On Tuesday a special election will be held in the South suburbs of Pittsburgh to fill the Congressional seat vacated by the resignation of tim murphy, the eight-term Republican mainstay. Donald Trump beat Hillary Clinton in the district by 20 points.
The Democrat, Conor Lamb, is in striking distance and just may defeat the Republican, Rick Saccone. I grew up in the district and now live a few miles away. I hate to burst everyone’s we-gotcha-this-time-Trump bubble, but the possibility of a Lamb upset has very little to do with the president.
There is a large Republican elephant in the room and it is not Trump. It is Tim Murphy. During his divorce proceedings last year, a text message exchange between him and his mistress was published by the Pittsburgh Post-Gazette.
The mistress wrote to Murphy: “You have zero issue posting your pro-life stance all over the place when you had no issue asking me to abort our unborn child just last week when we thought that was one of the options.”
Murphy responded, “I get what you say about my March for life messages. I’ve never written them. Staff does them. I read them and winced. I told staff don’t write any more. I will.”
The texts reveal a top down political cynicism that still stings. For the Republican rank and file, this is no time to mount a culture war. The people who make Murphy wince may be sitting out this election. Subtract five to 10 points from Trump’s margin for that.
Take another five to 10 points off Trump’s margin because the person the Democrats are running is not Hillary Clinton. He is, in the great sliding scale of Democratic politics, the opposite.
His name is Conor Lamb, which means a lot. Everybody likes the Lambs. If you went to a local pub in the ’80s or ’90s to hear Irish music, chances are you were entertained by Jimmy Lamb, his uncle. Mike Lamb, another uncle, is the Pittsburgh city controller, an important elected position. He will be front and center at next week’s St. Patrick’s Day parade, as he is every year.
Conor himself is a former Marine, a graduate of the University of Pennsylvania and its law school, and a former federal prosecutor. He looks and acts more like a Kennedy than the Kennedy the Democrats trotted out to respond to Trump’s State of the Union.
Some of Saccone’s political support, including pervasive radio advertisements that play off the name “Lamb” with a soundtrack of bleating, seek to demean his opponent. Which has backfired.
This is what happens when you place Trumpism in the hands of the high-powered political experts whom he ignored to win the presidential election. They look at Trump’s taunts of “Crooked Hillary” and his abrasive tweets, and they think that’s what Trump voters must want.
People lined up behind Trump and his tweets because they thought his opponents had it coming. Trump was given credit for his audacity in his take down of Washington insiders.
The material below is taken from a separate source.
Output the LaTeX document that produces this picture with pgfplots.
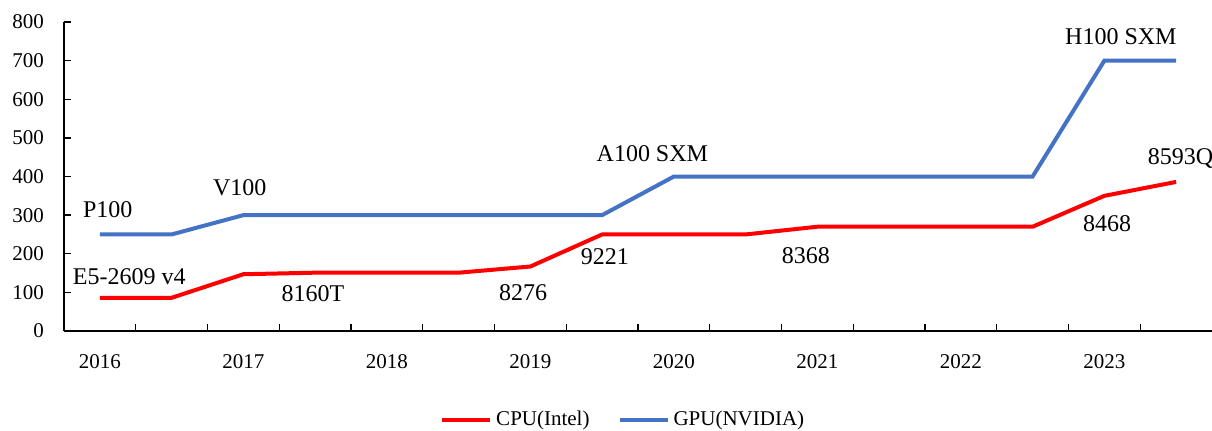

It is a minstrelization of Trump voters to expect them to line up behind a candidate who bleats at Conor Lamb. There are legitimate reasons to criticize Lamb obscured by the disconnected taunt. Take another five to 10 points off Trump’s margin in Saccone’s race for that.
Then there is the Republican candidate himself. Conventional wisdom says take points away from Saccone for a lack of political skill that is most apparent in the national spotlight he finds himself under.
I’m not going to do that. While Conor Lamb would crush Rick Saccone in any election that measures stature—for instance, parish council or school board—this is the United States Congress.
Voters are staked to national issues that the candidates have little to do with, other than as a single vote out of hundreds. Enough people in Pittsburgh would get enough of a kick out of sending a guy with a Larry Bird mustache to Congress that Saccone’s relative quirkiness may not matter.
Whatever the result, one thing that you will not hear on Wednesday is that Trump helped Saccone. But he did. There is a core of support in Pittsburgh that now more than ever wants to show solidarity with the president.
If Saccone wins, it will be because Trump supporters showed up to vote for him. Take it from someone who lives here.